**Your instructions**
Reproduce, character for character, the lines below from the first through the one with "import plotly.graph_objects as go". Leave pictures out.

**Data shown**
-=-=-

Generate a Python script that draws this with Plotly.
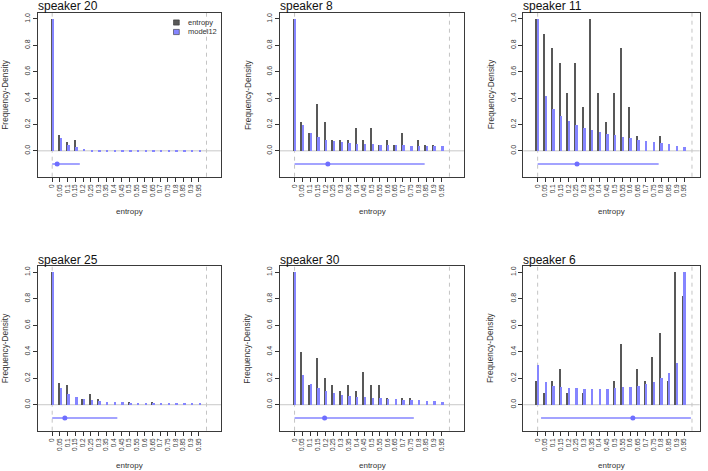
import plotly.graph_objects as go

# ---------------- data ----------------
bins = [0, 0.05, 0.1, 0.15, 0.2, 0.25, 0.3, 0.35, 0.4, 0.45,
        0.5, 0.55, 0.6, 0.65, 0.7, 0.75, 0.8, 0.85, 0.9, 0.95]
bin_labels = ["0", "0.05", "0.1", "0.15", "0.2", "0.25", "0.3", "0.35", "0.4", "0.45",
              "0.5", "0.55", "0.6", "0.65", "0.7", "0.75", "0.8", "0.85", "0.9", "0.95"]
y_ticks = [0, 0.2, 0.4, 0.6, 0.8, 1.0]
y_tick_labels = ["0.0", "0.2", "0.4", "0.6", "0.8", "1.0"]

speakers = ["speaker 20", "speaker 8", "speaker 11", "speaker 25", "speaker 30", "speaker 6"]

s20_entropy = [1.0, 0.126, 0.07, 0.088, 0, 0, 0, 0, 0, 0, 0, 0, 0, 0, 0, 0, 0, 0, 0, 0]
s20_model12 = [1.0, 0.10, 0.05, 0.03, 0.018, 0.012, 0.009, 0.007, 0.006, 0.005,
               0.004, 0.004, 0.003, 0.003, 0.003, 0.003, 0.003, 0.003, 0.003, 0.003]
s20_interval = [0.0, 0.032, 0.179]   # low, estimate, high

s8_entropy = [1.0, 0.22, 0.134, 0.354, 0.22, 0.088, 0.088, 0.088, 0.177, 0.088,
              0.177, 0.045, 0.088, 0.045, 0.134, 0, 0.088, 0.045, 0.045, 0]
s8_model12 = [1.0, 0.2, 0.134, 0.105, 0.088, 0.076, 0.068, 0.062, 0.057, 0.054,
              0.051, 0.049, 0.047, 0.045, 0.044, 0.042, 0.041, 0.04, 0.04, 0.041]
s8_interval = [0.0, 0.215, 0.84]

s11_entropy = [1.0, 0.889, 0.778, 0.667, 0.444, 0.667, 0.333, 1.0, 0.444, 0.222,
               0.444, 0.778, 0.333, 0.111, 0, 0, 0.111, 0, 0, 0]
s11_model12 = [1.0, 0.42, 0.32, 0.263, 0.225, 0.2, 0.175, 0.157, 0.142, 0.129,
               0.119, 0.106, 0.096, 0.086, 0.076, 0.068, 0.061, 0.053, 0.04, 0.03]
s11_interval = [0.0, 0.255, 0.784]

s25_entropy = [1.0, 0.167, 0.146, 0, 0.042, 0.083, 0.042, 0, 0, 0,
               0.021, 0, 0, 0.021, 0, 0, 0, 0, 0, 0]
s25_model12 = [1.0, 0.126, 0.078, 0.055, 0.043, 0.033, 0.028, 0.022, 0.02, 0.018,
               0.015, 0.013, 0.012, 0.011, 0.01, 0.009, 0.008, 0.007, 0.006, 0.006]
s25_interval = [0.0, 0.082, 0.422]

s30_entropy = [1.0, 0.4, 0.15, 0.35, 0.2, 0.15, 0.1, 0.15, 0.1, 0.25,
               0.15, 0.15, 0.05, 0, 0.05, 0.05, 0, 0, 0, 0]
s30_model12 = [1.0, 0.228, 0.158, 0.123, 0.1, 0.085, 0.075, 0.068, 0.06, 0.055,
               0.053, 0.05, 0.045, 0.04, 0.038, 0.035, 0.032, 0.03, 0.025, 0.02]
s30_interval = [0.0, 0.194, 0.77]

s6_entropy = [0.182, 0.091, 0.182, 0.273, 0.091, 0, 0.091, 0, 0, 0,
              0.182, 0.455, 0, 0.273, 0.182, 0.364, 0.545, 0.182, 1.0, 0.818]
s6_model12 = [0.30, 0.168, 0.143, 0.133, 0.126, 0.123, 0.12, 0.118, 0.118, 0.12,
              0.128, 0.133, 0.135, 0.145, 0.16, 0.173, 0.198, 0.238, 0.316, 1.0]
s6_interval = [0.022, 0.617, 0.993]

entropy_all = [s20_entropy, s8_entropy, s11_entropy, s25_entropy, s30_entropy, s6_entropy]
model_all = [s20_model12, s8_model12, s11_model12, s25_model12, s30_model12, s6_model12]
interval_all = [s20_interval, s8_interval, s11_interval, s25_interval, s30_interval, s6_interval]

# ---------------- layout / style ----------------
W, H = 708, 471
FONT = "Liberation Sans, Arial, sans-serif"
BLACK = "#585858"
BLUE = "#8585FF"
BLUE_PT = "#6E6EFF"
CI_Y = -0.1

col_px = [(37.7, 221.0, [-0.094, 1.094]),
          (280.0, 464.0, [-0.094, 1.094]),
          (523.3, 699.7, [-0.093, 1.05])]
row_px = [(12.7, 176.7), (266.0, 430.7)]
YR = [-0.196, 1.047]

def px(xp):
    return xp / W

def py(yp):
    return 1 - yp / H

fig = go.Figure()
shapes = []
annotations = []
layout_axes = {}

for i in range(6):
    r, c = divmod(i, 3)
    k = i + 1
    xs = "" if k == 1 else str(k)
    xr, yr = "x" + xs, "y" + xs
    left, right, xrange_ = col_px[c]
    top, bottom = row_px[r]

    fig.add_trace(go.Bar(x=bins, y=entropy_all[i], width=0.008, offset=-0.009,
                         marker=dict(color=BLACK, line_width=0),
                         xaxis=xr, yaxis=yr, showlegend=False, name="entropy"))
    fig.add_trace(go.Bar(x=bins, y=model_all[i], width=0.012, offset=0.0,
                         marker=dict(color=BLUE, line_width=0),
                         xaxis=xr, yaxis=yr, showlegend=False, name="model12"))
    lo, est, hi = interval_all[i]
    fig.add_trace(go.Scatter(x=[lo, hi], y=[CI_Y, CI_Y], mode="lines",
                             line=dict(color=BLUE, width=1.5),
                             xaxis=xr, yaxis=yr, showlegend=False, hoverinfo="skip"))
    fig.add_trace(go.Scatter(x=[est], y=[CI_Y], mode="markers",
                             marker=dict(color=BLUE_PT, size=5),
                             xaxis=xr, yaxis=yr, showlegend=False))

    layout_axes["xaxis" + xs] = dict(
        domain=[px(left), px(right)], anchor=yr, range=xrange_,
        tickmode="array", tickvals=bins, ticktext=bin_labels, tickangle=-90,
        tickfont=dict(size=6.5, color="#333", family=FONT),
        ticks="outside", ticklen=4, tickcolor="#333", tickwidth=1,
        showgrid=False, zeroline=False, showline=True, mirror=True,
        linecolor="#3a3a3a", linewidth=1, fixedrange=True)
    layout_axes["yaxis" + xs] = dict(
        domain=[py(bottom), py(top)], anchor=xr, range=YR,
        tickmode="array", tickvals=y_ticks, ticktext=y_tick_labels, tickangle=-90,
        tickfont=dict(size=7, color="#333", family=FONT),
        ticks="outside", ticklen=4, tickcolor="#333", tickwidth=1,
        showgrid=False, zeroline=False, showline=True, mirror=True,
        linecolor="#3a3a3a", linewidth=1, fixedrange=True)

    for v in (0, 1):
        shapes.append(dict(type="line", xref=xr, yref=yr + " domain", x0=v, x1=v, y0=0, y1=1,
                           line=dict(color="#C4C4C4", width=1, dash="4px,4px"), layer="below"))
    shapes.append(dict(type="line", xref=xr + " domain", yref=yr, x0=0, x1=1, y0=0, y1=0,
                       line=dict(color="#C8C8C8", width=1), layer="below"))

    annotations.append(dict(text=speakers[i], xref="paper", yref="paper",
                            x=px(left), y=py(top), xanchor="left", yanchor="bottom",
                            xshift=-1, yshift=-1.5, borderpad=0, showarrow=False,
                            font=dict(size=12, color="#111", family=FONT)))
    annotations.append(dict(text="Frequency-Density", xref="paper", yref="paper",
                            x=px(left - 32.7), y=py((top + bottom) / 2), textangle=-90,
                            xanchor="center", yanchor="middle", showarrow=False,
                            font=dict(size=8.3, color="#333", family=FONT)))
    annotations.append(dict(text="entropy", xref="paper", yref="paper",
                            x=px((left + right) / 2), y=py(bottom + 34.3),
                            xanchor="center", yanchor="middle", showarrow=False,
                            font=dict(size=8, color="#333", family=FONT)))

# legend (panel 1)
legend_items = [("entropy", BLACK, 22.5), ("model12", BLUE, 32.0)]
for name, colr, yc in legend_items:
    shapes.append(dict(type="rect", xref="paper", yref="paper",
                       x0=px(173.5), x1=px(179.3), y0=py(yc + 2.6), y1=py(yc - 2.6),
                       fillcolor=colr, line=dict(color="#333", width=0.6)))
    annotations.append(dict(text=name, xref="paper", yref="paper", x=px(185.5), y=py(yc),
                            xanchor="left", yanchor="middle", showarrow=False,
                            font=dict(size=7.5, color="#333", family=FONT)))

fig.update_layout(width=W, height=H, margin=dict(l=0, r=0, t=0, b=0),
                  paper_bgcolor="white", plot_bgcolor="white",
                  barmode="overlay", bargap=0, showlegend=False,
                  shapes=shapes, annotations=annotations,
                  font=dict(family=FONT), **layout_axes)

fig.write_html("out.html")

-=-=-

**The reply**
Generate a Python script that draws this with Plotly.
import plotly.graph_objects as go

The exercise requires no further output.